The range is a measure of dispersion that represents the difference between the largest (maximum) and the smallest (minimum) values in a dataset. It gives a quick sense of the spread or variability of the data but does not provide detailed information about how the values are distributed.
Formula for Range
Range = Maximum Value- Minimum Value
Where:
- Maximum Value: The highest value in the dataset.
- Minimum Value: The lowest value in the dataset.
Example:
Consider the following dataset of exam scores:
[ 45, 78, 88, 91, 95, 63, 84 ]
- The maximum value is 95.
- The minimum value is 45.
Range = 95 – 45 = 50
The range of this dataset is 50.
Advantages of the Range
- Simple to Calculate: The range is easy to compute and understand.
- Gives a Quick Overview: It provides a quick sense of the overall spread of the data.
Disadvantages of the Range
- Sensitive to Outliers: The range is highly affected by outliers (extremely high or low values) because it only considers the two extreme values and ignores all other data points.

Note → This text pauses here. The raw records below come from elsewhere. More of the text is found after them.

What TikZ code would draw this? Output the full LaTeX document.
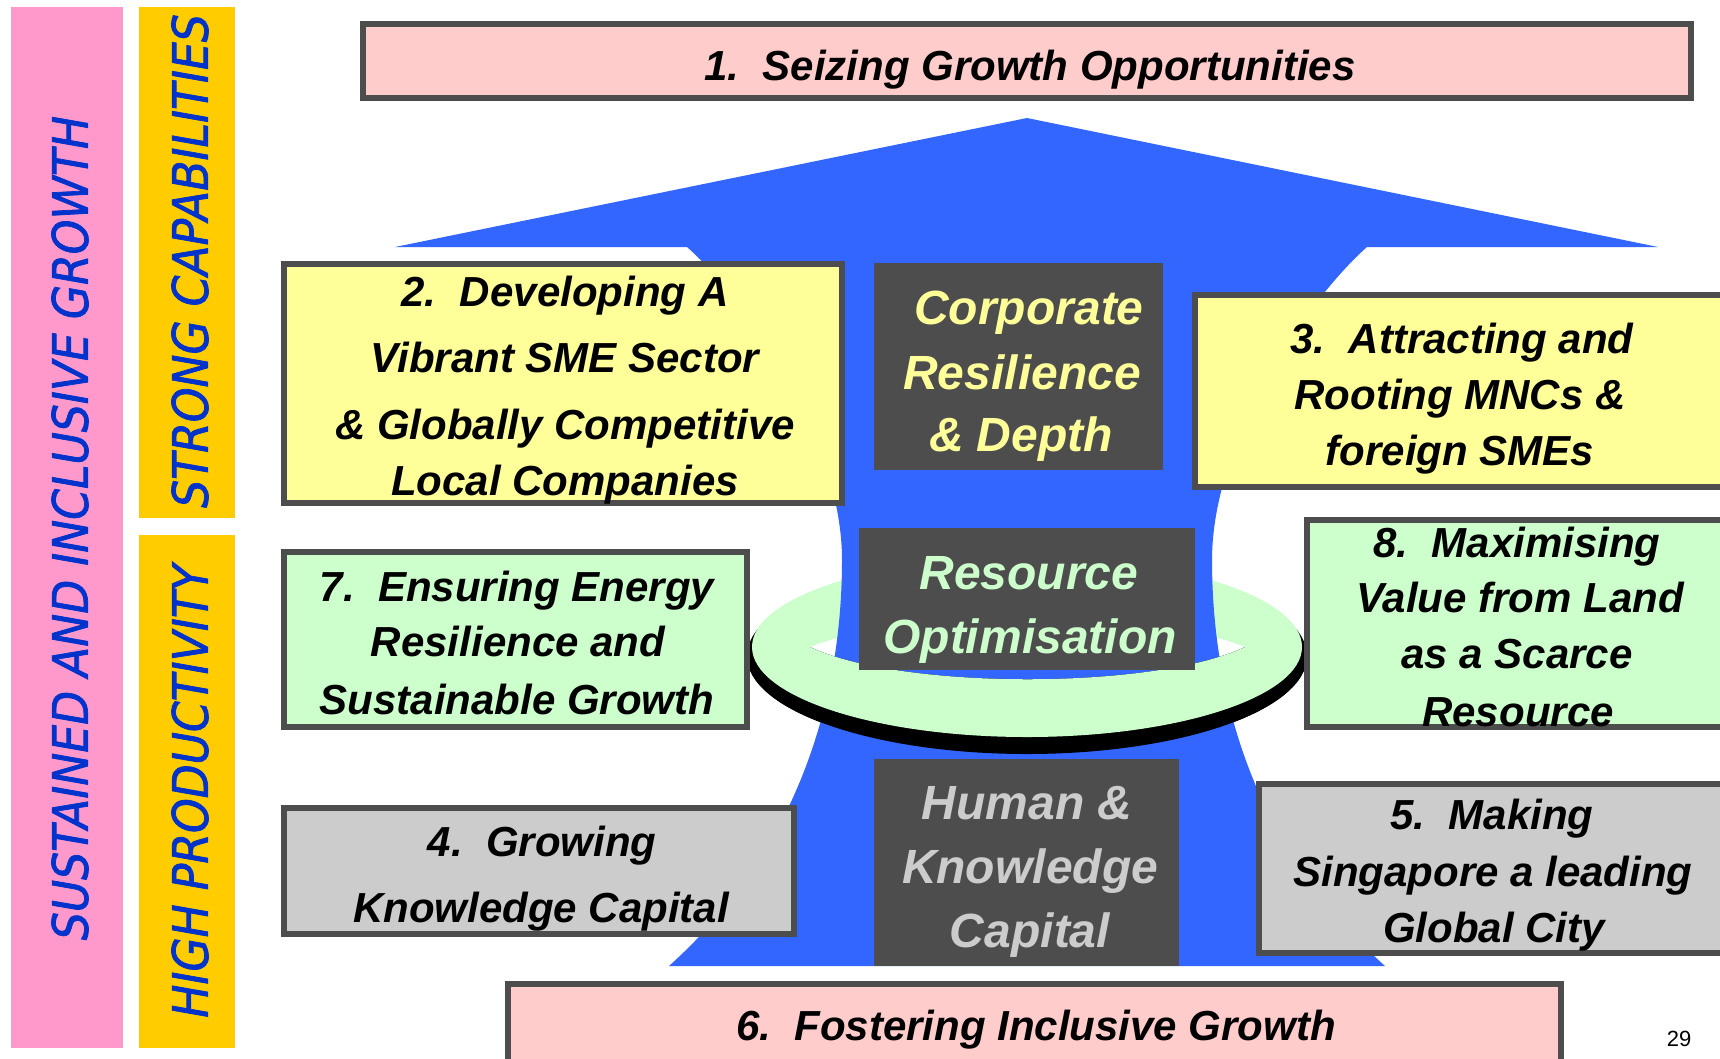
\documentclass[tikz,border=0pt]{standalone}
\usepackage{fontspec}
\setmainfont{Liberation Sans}
\newfontfamily\sidefont[FakeStretch=0.9,FakeBold=1.5]{DejaVu Sans}
\definecolor{pinkbar}{HTML}{FF99CC}
\definecolor{yellowbar}{HTML}{FFCC00}
\definecolor{sideblue}{HTML}{0033CC}
\definecolor{boxpink}{HTML}{FFCCCC}
\definecolor{boxyellow}{HTML}{FFFF99}
\definecolor{boxgreen}{HTML}{CCFFCC}
\definecolor{boxgray}{HTML}{CCCCCC}
\definecolor{bordc}{HTML}{4D4D4D}
\definecolor{darkc}{HTML}{4D4D4D}
\definecolor{arrowblue}{HTML}{3366FF}
\tikzset{
  lbl/.style={font=\bfseries\itshape\fontsize{42}{50}\selectfont, anchor=base, inner sep=0pt},
  dlbl/.style={font=\bfseries\itshape\fontsize{48}{56}\selectfont, anchor=base, inner sep=0pt},
  frame/.style={draw=bordc, line width=6pt, inner sep=0pt, outer sep=0pt},
  plain/.style={inner sep=0pt, outer sep=0pt},
  side/.style={font=\sidefont\itshape\fontsize{49}{55}\selectfont, text=sideblue, rotate=90, inner sep=0pt},
}
\begin{document}
\begin{tikzpicture}[x=1pt,y=-1pt]
\useasboundingbox (0,0) rectangle (1720,1058);
\clip (0,0) rectangle (1720,1058);
\fill[white] (0,0) rectangle (1720,1058);

% side bars
\node[plain, fill=pinkbar, minimum width=112pt, minimum height=1041pt] (pbar) at (67,527.5) {};
\node[plain, fill=yellowbar, minimum width=96pt, minimum height=511pt] (ybar1) at (187,262.5) {};
\node[plain, fill=yellowbar, minimum width=96pt, minimum height=513pt] (ybar2) at (187,791.5) {};
\node[side] (tsus) at (70,528) {SUSTAINED AND INCLUSIVE GROWTH};
\node[side] (tstr) at (190,261) {STRONG CAPABILITIES};
\node[side] (thig) at (190,791) {HIGH PRODUCTIVITY};

% ring (back)
\fill[black] (1027,656) ellipse [x radius=280pt, y radius=98pt];
\fill[boxgreen] (1027,647) ellipse [x radius=275pt, y radius=90pt];
\fill[white] (810,647) .. controls (900,610) and (1155,610) .. (1245,647)
             .. controls (1155,690) and (900,690) .. (810,647) -- cycle;

% blue arrow
\fill[arrowblue] (395,247) -- (1027,118) -- (1658,247) -- (1367,247)
  .. controls (1307,300) and (1212,440) .. (1212,560)
  .. controls (1212,680) and (1245,840) .. (1385,966)
  -- (669,966)
  .. controls (809,840) and (842,680) .. (842,560)
  .. controls (842,440) and (747,300) .. (687,247) -- cycle;

% ring (front)
\begin{scope}
\clip (700,647) -- (810,647) .. controls (900,690) and (1155,690) .. (1245,647)
      -- (1350,647) -- (1350,800) -- (700,800) -- cycle;
\fill[black] (1027,656) ellipse [x radius=280pt, y radius=98pt];
\fill[boxgreen] (1027,647) ellipse [x radius=275pt, y radius=90pt];
\end{scope}

% dark central boxes
\node[plain, fill=darkc, minimum width=289pt, minimum height=207pt] (corp) at (1018.5,366.5) {};
\node[dlbl, text=boxyellow] (corp1) at (1029,324) {Corporate};
\node[dlbl, text=boxyellow] (corp2) at (1022,389) {Resilience};
\node[dlbl, text=boxyellow] (corp3) at (1021,451) {\& Depth};

\node[plain, fill=darkc, minimum width=336pt, minimum height=142pt] (res) at (1027,599) {};
\node[dlbl, text=boxgreen] (res1) at (1029,589) {Resource};
\node[dlbl, text=boxgreen] (res2) at (1030,653) {Optimisation};

\node[plain, fill=darkc, minimum width=305pt, minimum height=207pt] (hum) at (1026.5,862.5) {};
\node[dlbl, text=boxgray] (hum1) at (1027,819) {Human \&};
\node[dlbl, text=boxgray] (hum2) at (1030,883) {Knowledge};
\node[dlbl, text=boxgray] (hum3) at (1030,947) {Capital};

% coloured boxes
\node[frame, fill=boxpink, minimum width=1328pt, minimum height=74pt] (b1) at (1027,61) {};
\node[lbl] (b1t) at (1030,80) {1.\ \ Seizing Growth Opportunities};

\node[frame, fill=boxyellow, minimum width=558pt, minimum height=239pt] (b2) at (563,383.5) {};
\node[lbl] (b2a) at (565,306) {2.\ \ Developing A};
\node[lbl] (b2b) at (565,372) {Vibrant SME Sector};
\node[lbl] (b2c) at (565,439) {\& Globally Competitive};
\node[lbl] (b2d) at (565,495) {Local Companies};

\node[frame, fill=boxyellow, minimum width=542pt, minimum height=192pt] (b3) at (1466,391) {};
\node[lbl] (b3a) at (1462,353) {3.\ \ Attracting and};
\node[lbl] (b3b) at (1460,409) {Rooting MNCs \&};
\node[lbl] (b3c) at (1460,465) {foreign SMEs};

\node[frame, fill=boxgreen, minimum width=463pt, minimum height=175pt] (b7) at (515.5,639.5) {};
\node[lbl] (b7a) at (517,601) {7.\ \ Ensuring Energy};
\node[lbl] (b7b) at (518,656) {Resilience and};
\node[lbl] (b7c) at (517,714) {Sustainable Growth};

\node[frame, fill=boxgreen, minimum width=430pt, minimum height=207pt] (b8) at (1522,623.5) {};
\node[lbl] (b8a) at (1517,557) {8.\ \ Maximising};
\node[lbl] (b8b) at (1520,612) {Value from Land};
\node[lbl] (b8c) at (1517,668) {as a Scarce};
\node[lbl] (b8d) at (1518,726) {Resource};

\node[frame, fill=boxgray, minimum width=510pt, minimum height=126pt] (b4) at (539,871) {};
\node[lbl] (b4a) at (542,856) {4.\ \ Growing};
\node[lbl] (b4b) at (541,922) {Knowledge Capital};

\node[frame, fill=boxgray, minimum width=478pt, minimum height=169pt] (b5) at (1498,868.5) {};
\node[lbl] (b5a) at (1492,829) {5.\ \ Making};
\node[lbl] (b5b) at (1493,886) {Singapore a leading};
\node[lbl] (b5c) at (1494,942) {Global City};

\node[frame, fill=boxpink, minimum width=1053pt, minimum height=93pt] (b6) at (1034.5,1030.5) {};
\node[lbl] (b6t) at (1036,1040) {6.\ \ Fostering Inclusive Growth};

\node[anchor=base, inner sep=0pt, font=\fontsize{22}{26}\selectfont] (pg) at (1679,1046) {29};
\end{tikzpicture}
\end{document}
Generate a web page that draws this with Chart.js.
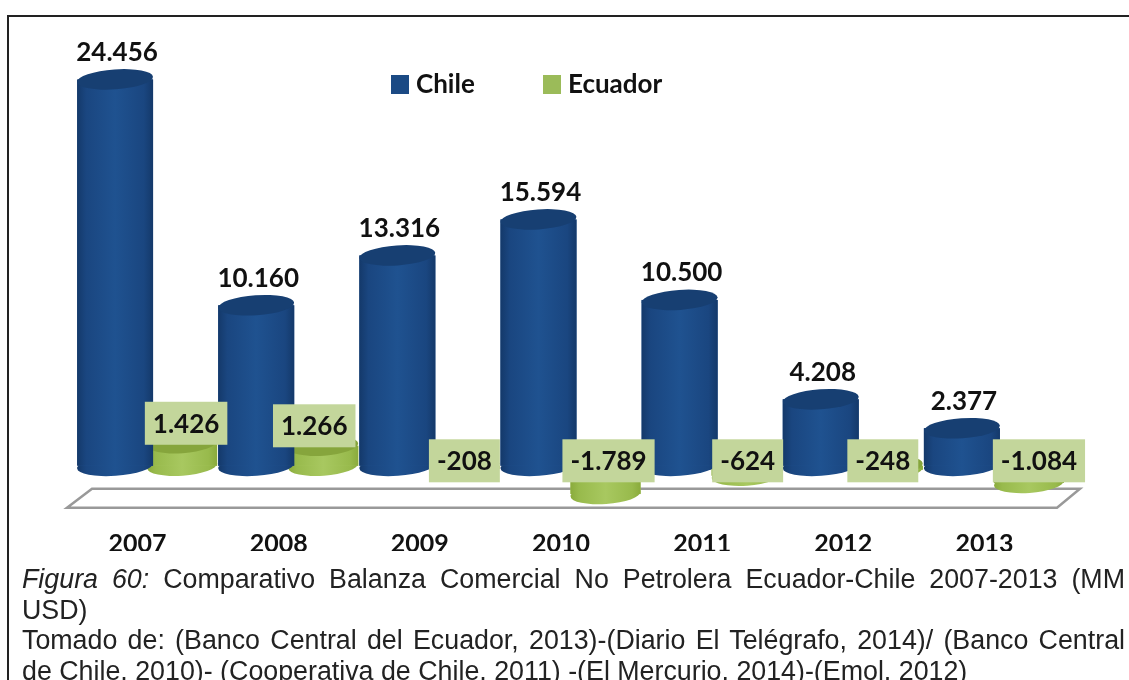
<!DOCTYPE html>
<html>
<head>
<meta charset="utf-8">
<script src="https://cdn.jsdelivr.net/npm/chart.js@4"></script>
<style>
  html, body { margin: 0; padding: 0; background: #fff; overflow: hidden; }
  #wrap { position: relative; width: 1129px; height: 680px; overflow: hidden; }
  #frame { position: absolute; left: 7px; top: 15px; right: 0; bottom: 0; border-left: 2px solid #222; border-top: 2px solid #222; }
  #balanza { position: absolute; left: 0; top: 0; }
  #caption { position: absolute; left: 22px; top: 564px; width: 1103px; font: 26.8px/30.5px "Liberation Sans", Arial, sans-serif; color: #222; text-align: justify; }
</style>
</head>
<body>
<div id="wrap">
  <div id="frame"></div>
  <canvas id="balanza" width="1129" height="680"></canvas>
  <div id="caption">
    <div><i>Figura 60:</i> Comparativo Balanza Comercial No Petrolera Ecuador-Chile 2007-2013 (MM USD)</div>
    <div>Tomado de: (Banco Central del Ecuador, 2013)-(Diario El Telégrafo, 2014)/ (Banco Central de Chile, 2010)- (Cooperativa de Chile, 2011) -(El Mercurio, 2014)-(Emol, 2012)</div>
  </div>
</div>
<script>
const years = ['2007', '2008', '2009', '2010', '2011', '2012', '2013'];
const chile = [24456, 10160, 13316, 15594, 10500, 4208, 2377];
const ecuador = [1426, 1266, -208, -1789, -624, -248, -1084];

// hand placed labels in the original, so nudge them a bit sideways
const ecuadorLabelNudge = [4, -9, 0, 3, 1, -5, 10];

const labelFont = 'bold 26px Lato, sans-serif';
const ink = '#111';

function fmt(v) {
  // dot as thousands separator
  return String(v).replace(/\B(?=(\d{3})+$)/g, '.');
}

function sideGradient(c, el, colors) {
  const g = c.createLinearGradient(el.x - el.width / 2, 0, el.x + el.width / 2, 0);
  g.addColorStop(0, colors[0]);
  g.addColorStop(0.12, colors[1]);
  g.addColorStop(0.5, colors[2]);
  g.addColorStop(0.88, colors[1]);
  g.addColorStop(1, colors[0]);
  return g;
}

const blueSide = ['#14396a', '#1a4680', '#1f5290'];
const greenSide = ['#8aab3c', '#98ba4c', '#a8c860'];
const capColor = ['#173f72', '#86a53c'];
const capTilt = -0.07;
const capHeight = 10;

function cap(c, el, y, fill) {
  c.beginPath();
  c.ellipse(el.x, y, el.width / 2, capHeight, capTilt, 0, Math.PI * 2);
  c.fillStyle = fill;
  c.fill();
}

// turns the flat bars into cylinders, using the bar elements Chart.js laid out
const cylinders = {
  id: 'cylinders',
  beforeDatasetDraw(chart, args) {
    const c = chart.ctx;
    const side = args.index === 0 ? blueSide : greenSide;
    args.meta.data.forEach(el => {
      cap(c, el, Math.max(el.y, el.base), sideGradient(c, el, side));
    });
  },
  afterDatasetDraw(chart, args) {
    const c = chart.ctx;
    const side = args.index === 0 ? blueSide : greenSide;
    args.meta.data.forEach(el => {
      const top = Math.min(el.y, el.base);
      c.fillStyle = sideGradient(c, el, side);
      c.fillRect(el.x - el.width / 2, top, el.width, Math.abs(el.y - el.base));
      cap(c, el, top, capColor[args.index]);
    });
  }
};

// the white slab under the bars, hung from the zero line
const platform = {
  id: 'platform',
  beforeDatasetsDraw(chart) {
    const c = chart.ctx;
    const zero = chart.scales.y.getPixelForValue(0);
    c.save();
    c.beginPath();
    c.moveTo(67, zero + 42);
    c.lineTo(92, zero + 23);
    c.lineTo(1080, zero + 23);
    c.lineTo(1057, zero + 42);
    c.closePath();
    c.strokeStyle = '#999';
    c.lineWidth = 2.5;
    c.stroke();
    c.restore();
  }
};

const valueLabels = {
  id: 'valueLabels',
  afterDatasetsDraw(chart) {
    const c = chart.ctx;
    const zero = chart.scales.y.getPixelForValue(0);
    c.save();
    c.font = labelFont;
    c.textAlign = 'center';
    c.textBaseline = 'middle';

    chart.getDatasetMeta(0).data.forEach((el, i) => {
      c.fillStyle = ink;
      c.fillText(fmt(chile[i]), el.x + 2, el.y - 27);
    });

    chart.getDatasetMeta(1).data.forEach((el, i) => {
      const text = fmt(ecuador[i]);
      const x = el.x + ecuadorLabelNudge[i];
      const y = ecuador[i] > 0 ? el.y - 20 : zero - 5;
      const w = c.measureText(text).width + 16;
      c.fillStyle = '#c3d69b';
      c.fillRect(x - w / 2, y - 21.5, w, 43);
      c.fillStyle = ink;
      c.fillText(text, x, y + 1);
    });
    c.restore();
  }
};

// legend sits inside the plot, off centre, so it is drawn here
const topLegend = {
  id: 'topLegend',
  afterDraw(chart) {
    const c = chart.ctx;
    const spots = [391, 543];
    const colors = ['#1b4a84', '#9bbb59'];
    c.save();
    c.font = labelFont;
    c.textBaseline = 'middle';
    c.textAlign = 'left';
    chart.data.datasets.forEach((ds, i) => {
      c.fillStyle = colors[i];
      c.fillRect(spots[i], 75, 18, 19);
      c.fillStyle = ink;
      c.fillText(ds.label, spots[i] + 25, 85);
    });
    c.restore();
  }
};

new Chart(document.getElementById('balanza').getContext('2d'), {
  type: 'bar',
  data: {
    labels: years,
    datasets: [
      { label: 'Chile', data: chile, barPercentage: 1.134, categoryPercentage: 0.95, backgroundColor: '#1f5290' },
      { label: 'Ecuador', data: ecuador, barPercentage: 1.045, categoryPercentage: 0.95, backgroundColor: '#a8c860' }
    ]
  },
  options: {
    responsive: false,
    animation: false,
    layout: { padding: { left: 78, right: 63, top: 55, bottom: 129 } },
    plugins: {
      legend: { display: false },
      tooltip: { enabled: false }
    },
    scales: {
      x: {
        grid: { display: false },
        border: { display: false },
        ticks: {
          color: ink,
          font: { family: 'Lato, sans-serif', weight: 'bold', size: 25 },
          labelOffset: -11,
          padding: -8,
          maxRotation: 0
        }
      },
      y: {
        display: false,
        min: -4000,
        max: 26000
      }
    }
  },
  plugins: [platform, cylinders, valueLabels, topLegend]
});
</script>
</body>
</html>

- Doesn’t Reflect Distribution: The range does not provide information about the distribution of values between the minimum and maximum. For example, it won’t show whether the data is clustered around a central value or spread evenly.
When to Use the Range
- Preliminary Data Analysis: When you need a quick estimate of the spread before delving into more detailed measures of variability.
- Small Datasets: The range can be useful for small datasets, but it becomes less informative for larger datasets where outliers can distort the results.
Range vs. Other Measures of Dispersion
- The range provides a basic understanding of variability, but for more nuanced insights into how data is spread, other measures like variance and standard deviation are typically more informative.
- Interquartile Range (IQR) is often preferred for datasets with outliers, as it focuses on the middle 50% of the data, minimizing the impact of extreme values.
Summary
- The range is the difference between the maximum and minimum values in a dataset.
- It is easy to compute but is sensitive to outliers and does not provide detailed information about the distribution of the data.
- The range is useful for a quick, general understanding of how spread out the data values are.